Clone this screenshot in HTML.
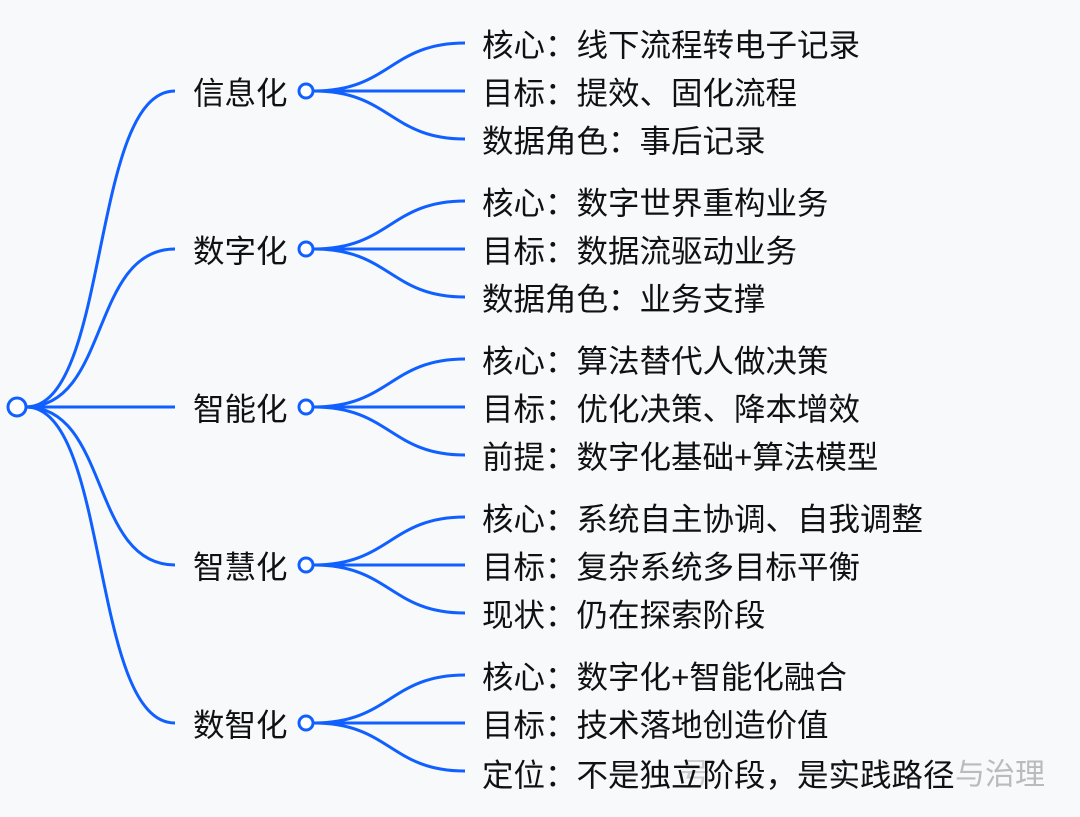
<!DOCTYPE html>
<html><head><meta charset="utf-8"><style>
html,body{margin:0;padding:0;background:#f8f9fb;}
svg{display:block}
text{font-family:"Liberation Sans","Noto Sans CJK SC",sans-serif;font-size:31.5px;fill:#111;dominant-baseline:central}
</style></head><body>
<svg width="1080" height="817" viewBox="0 0 1080 817" xmlns="http://www.w3.org/2000/svg">
<g fill="none" stroke="#1060ff" stroke-width="3">
<path d="M26 407 C110 407 90 91 175 91"/>
<path d="M26 407 C110 407 90 249 175 249"/>
<path d="M26 407 L175 407"/>
<path d="M26 407 C110 407 90 565 175 565"/>
<path d="M26 407 C110 407 90 723 175 723"/>
</g>
<g fill="none" stroke="#1060ff" stroke-width="3">
<path d="M314 91 C390 91 390 43 465 43"/><path d="M314 91 L465 91"/><path d="M314 91 C390 91 390 139 465 139"/>
<path d="M314 249 C390 249 390 201 465 201"/><path d="M314 249 L465 249"/><path d="M314 249 C390 249 390 297 465 297"/>
<path d="M314 407 C390 407 390 359 465 359"/><path d="M314 407 L465 407"/><path d="M314 407 C390 407 390 455 465 455"/>
<path d="M314 565 C390 565 390 517 465 517"/><path d="M314 565 L465 565"/><path d="M314 565 C390 565 390 613 465 613"/>
<path d="M314 723 C390 723 390 675 465 675"/><path d="M314 723 L465 723"/><path d="M314 723 C390 723 390 771 465 771"/>
</g>
<g fill="#fff" stroke="#1060ff" stroke-width="3">
<circle cx="17" cy="407" r="9"/>
<circle cx="306" cy="91" r="7"/><circle cx="306" cy="249" r="7"/><circle cx="306" cy="407" r="7"/><circle cx="306" cy="565" r="7"/><circle cx="306" cy="723" r="7"/>
</g>
<text x="193" y="93">信息化</text>
<text x="193" y="251">数字化</text>
<text x="193" y="409">智能化</text>
<text x="193" y="567">智慧化</text>
<text x="193" y="725">数智化</text>
<text x="955" y="775" style="fill:#bbb;font-size:30px">与治理</text>
<text x="680" y="775" style="fill:#ccc;font-size:30px">号</text>
<text x="482" y="45">核心：线下流程转电子记录</text>
<text x="482" y="93">目标：提效、固化流程</text>
<text x="482" y="141">数据角色：事后记录</text>
<text x="482" y="203">核心：数字世界重构业务</text>
<text x="482" y="251">目标：数据流驱动业务</text>
<text x="482" y="299">数据角色：业务支撑</text>
<text x="482" y="361">核心：算法替代人做决策</text>
<text x="482" y="409">目标：优化决策、降本增效</text>
<text x="482" y="457">前提：数字化基础+算法模型</text>
<text x="482" y="519">核心：系统自主协调、自我调整</text>
<text x="482" y="567">目标：复杂系统多目标平衡</text>
<text x="482" y="615">现状：仍在探索阶段</text>
<text x="482" y="677">核心：数字化+智能化融合</text>
<text x="482" y="725">目标：技术落地创造价值</text>
<text x="482" y="775">定位：不是独立阶段，是实践路径</text>
</svg>
</body></html>
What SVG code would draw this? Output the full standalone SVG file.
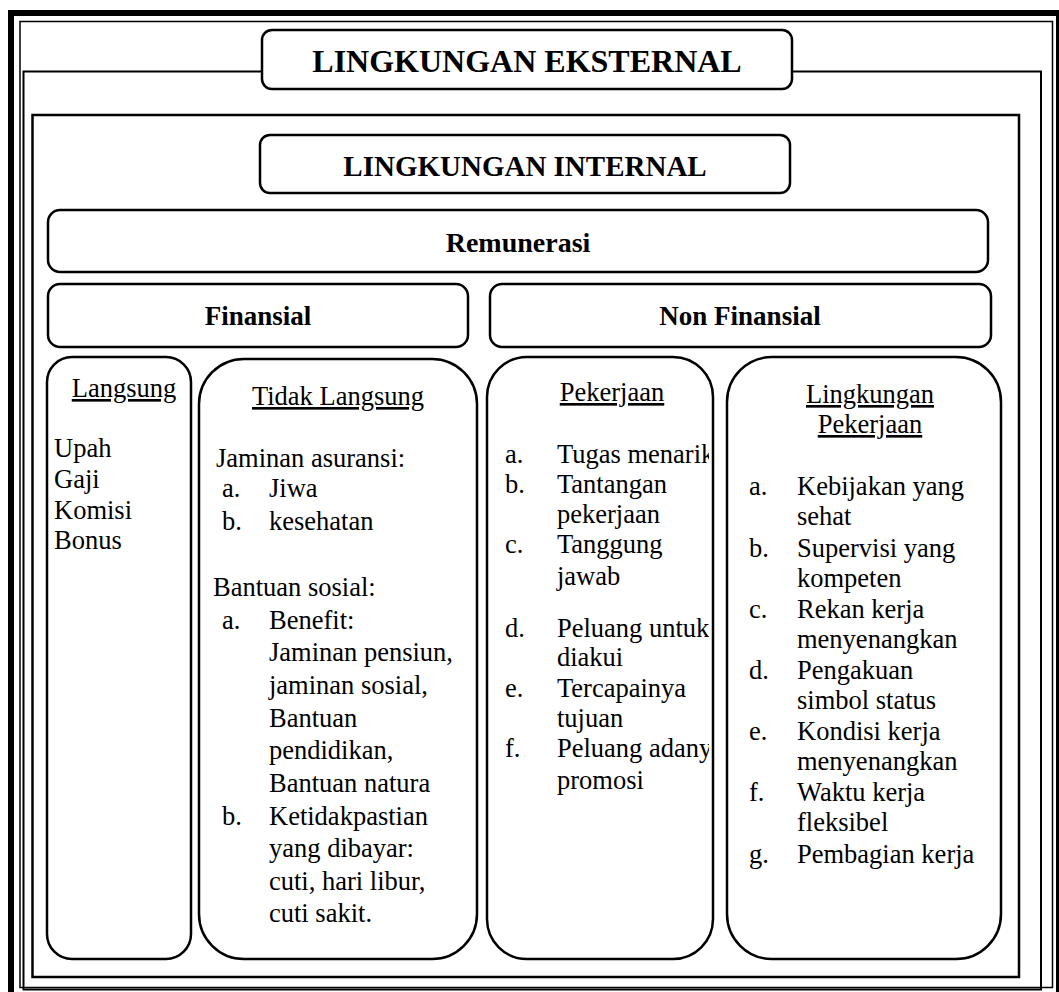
<svg xmlns="http://www.w3.org/2000/svg" width="1059" height="992" viewBox="0 0 1059 992">
<style>
.frame{fill:none;stroke:#000}
.box{fill:#fff;stroke:#000;stroke-width:2.5}
.h{font-family:"Liberation Serif","Times New Roman",serif;font-weight:bold;fill:#000;text-anchor:middle}
.t{font-family:"Liberation Serif","Times New Roman",serif;font-size:26.5px;fill:#000}
.u{text-decoration:underline;text-anchor:middle}
</style>
<defs>
<clipPath id="clipPek"><rect x="487" y="357" width="222" height="602"/></clipPath>
</defs>
<rect width="1059" height="992" fill="#fff"/>
<g id="frames">
<rect class="frame" x="11" y="13" width="1048" height="990" stroke-width="6"/>
<rect class="frame" x="20" y="21.5" width="1032.5" height="966" stroke-width="1.5"/>
<rect class="frame" x="23.5" y="71.5" width="1017.5" height="918" stroke-width="2"/>
<rect class="frame" x="32.5" y="115" width="986.5" height="862" stroke-width="2.5"/>
</g>
<g id="connectors"></g>
<g id="eksternal">
<rect class="box" x="262" y="30" width="530" height="59" rx="10"/>
<text class="h" x="527" y="72" font-size="32">LINGKUNGAN EKSTERNAL</text>
</g>
<g id="internal">
<rect class="box" x="260" y="135" width="530" height="58" rx="10"/>
<text class="h" x="525" y="176" font-size="29">LINGKUNGAN INTERNAL</text>
</g>
<g id="remunerasi">
<rect class="box" x="48" y="210" width="940" height="62" rx="12"/>
<text class="h" x="518" y="252" font-size="28">Remunerasi</text>
</g>
<g id="finansial">
<rect class="box" x="48" y="284" width="420" height="63" rx="12"/>
<text class="h" x="258" y="325" font-size="27">Finansial</text>
</g>
<g id="nonfinansial">
<rect class="box" x="490" y="284" width="501" height="63" rx="12"/>
<text class="h" x="740" y="325" font-size="27">Non Finansial</text>
</g>
<g id="langsung">
<rect class="box" x="47" y="357" width="144" height="602" rx="25"/>
<text class="t u" x="124" y="397">Langsung</text>
<text class="t" x="54" y="457">Upah</text>
<text class="t" x="54" y="488">Gaji</text>
<text class="t" x="54" y="519">Komisi</text>
<text class="t" x="54" y="549">Bonus</text>
</g>
<g id="tidaklangsung">
<rect class="box" x="199" y="359" width="278" height="600" rx="45"/>
<text class="t u" x="338" y="405">Tidak Langsung</text>
<text class="t" x="216" y="467">Jaminan asuransi:</text>
<text class="t" x="222" y="497">a.</text><text class="t" x="269" y="497">Jiwa</text>
<text class="t" x="222" y="530">b.</text><text class="t" x="269" y="530">kesehatan</text>
<text class="t" x="213" y="596">Bantuan sosial:</text>
<text class="t" x="222" y="629">a.</text><text class="t" x="269" y="629">Benefit:</text>
<text class="t" x="269" y="661">Jaminan pensiun,</text>
<text class="t" x="269" y="694">jaminan sosial,</text>
<text class="t" x="269" y="727">Bantuan</text>
<text class="t" x="269" y="759">pendidikan,</text>
<text class="t" x="269" y="792">Bantuan natura</text>
<text class="t" x="222" y="825">b.</text><text class="t" x="269" y="825">Ketidakpastian</text>
<text class="t" x="269" y="857">yang dibayar:</text>
<text class="t" x="269" y="890">cuti, hari libur,</text>
<text class="t" x="269" y="922">cuti sakit.</text>
</g>
<g id="pekerjaan">
<rect class="box" x="487" y="357" width="226" height="602" rx="40"/>
<text class="t u" x="612" y="401">Pekerjaan</text>
<g clip-path="url(#clipPek)">
<text class="t" x="505" y="463">a.</text><text class="t" x="557" y="463">Tugas menarik</text>
<text class="t" x="505" y="493">b.</text><text class="t" x="557" y="493">Tantangan</text>
<text class="t" x="557" y="523">pekerjaan</text>
<text class="t" x="505" y="553">c.</text><text class="t" x="557" y="553">Tanggung</text>
<text class="t" x="557" y="585">jawab</text>
<text class="t" x="505" y="637">d.</text><text class="t" x="557" y="637">Peluang untuk</text>
<text class="t" x="557" y="666">diakui</text>
<text class="t" x="505" y="697">e.</text><text class="t" x="557" y="697">Tercapainya</text>
<text class="t" x="557" y="727">tujuan</text>
<text class="t" x="505" y="757">f.</text><text class="t" x="557" y="757">Peluang adanya</text>
<text class="t" x="557" y="789">promosi</text>
</g>
</g>
<g id="lingkunganpekerjaan">
<rect class="box" x="727" y="357" width="274" height="602" rx="45"/>
<text class="t u" x="870" y="403">Lingkungan</text>
<text class="t u" x="870" y="433">Pekerjaan</text>
<text class="t" x="749" y="495">a.</text><text class="t" x="797" y="495">Kebijakan yang</text>
<text class="t" x="797" y="525">sehat</text>
<text class="t" x="749" y="557">b.</text><text class="t" x="797" y="557">Supervisi yang</text>
<text class="t" x="797" y="587">kompeten</text>
<text class="t" x="749" y="618">c.</text><text class="t" x="797" y="618">Rekan kerja</text>
<text class="t" x="797" y="648">menyenangkan</text>
<text class="t" x="749" y="679">d.</text><text class="t" x="797" y="679">Pengakuan</text>
<text class="t" x="797" y="709">simbol status</text>
<text class="t" x="749" y="740">e.</text><text class="t" x="797" y="740">Kondisi kerja</text>
<text class="t" x="797" y="770">menyenangkan</text>
<text class="t" x="749" y="801">f.</text><text class="t" x="797" y="801">Waktu kerja</text>
<text class="t" x="797" y="831">fleksibel</text>
<text class="t" x="749" y="863">g.</text><text class="t" x="797" y="863">Pembagian kerja</text>
</g>
</svg>
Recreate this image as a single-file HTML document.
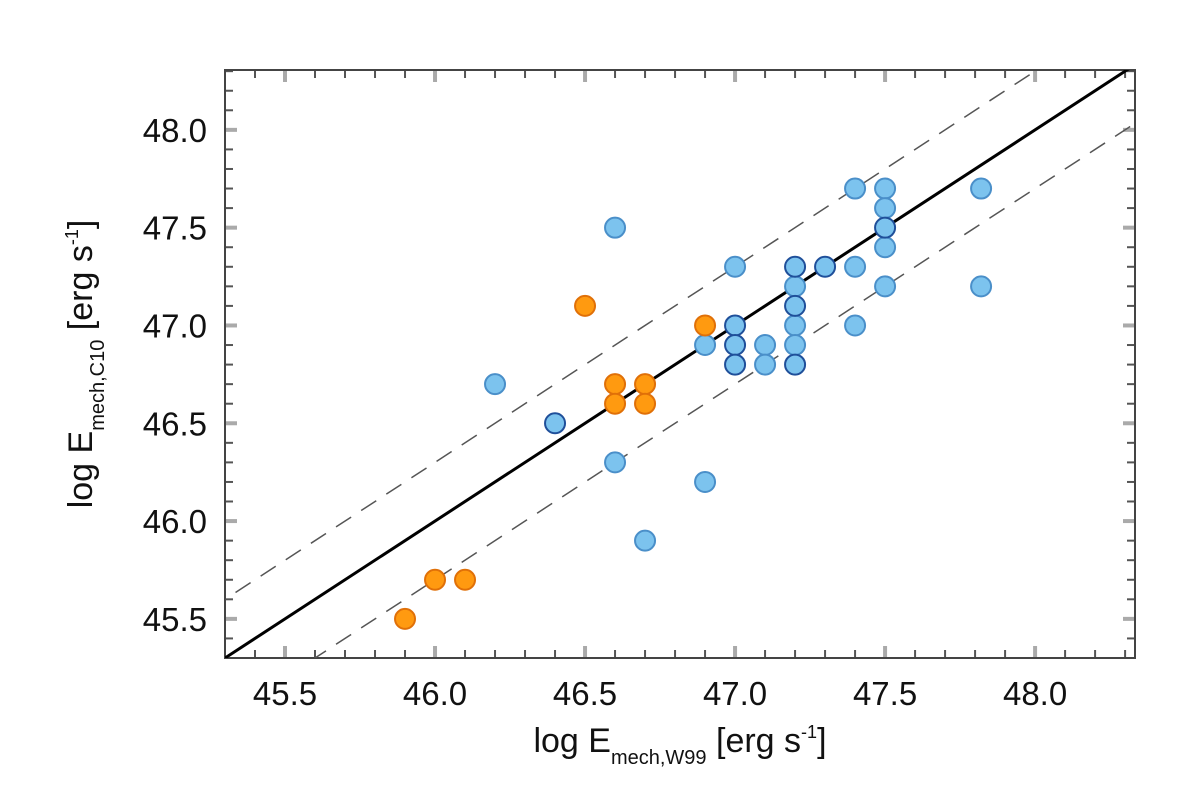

◆ **GIVEN PROBLEM**:
From the data above, gather every line that includes the word "file".

◆ **RESPONSE TO THIS EXERCISE**:
What SVG code would draw this? Output the full standalone SVG file.
Recreate this image as a single-file HTML document.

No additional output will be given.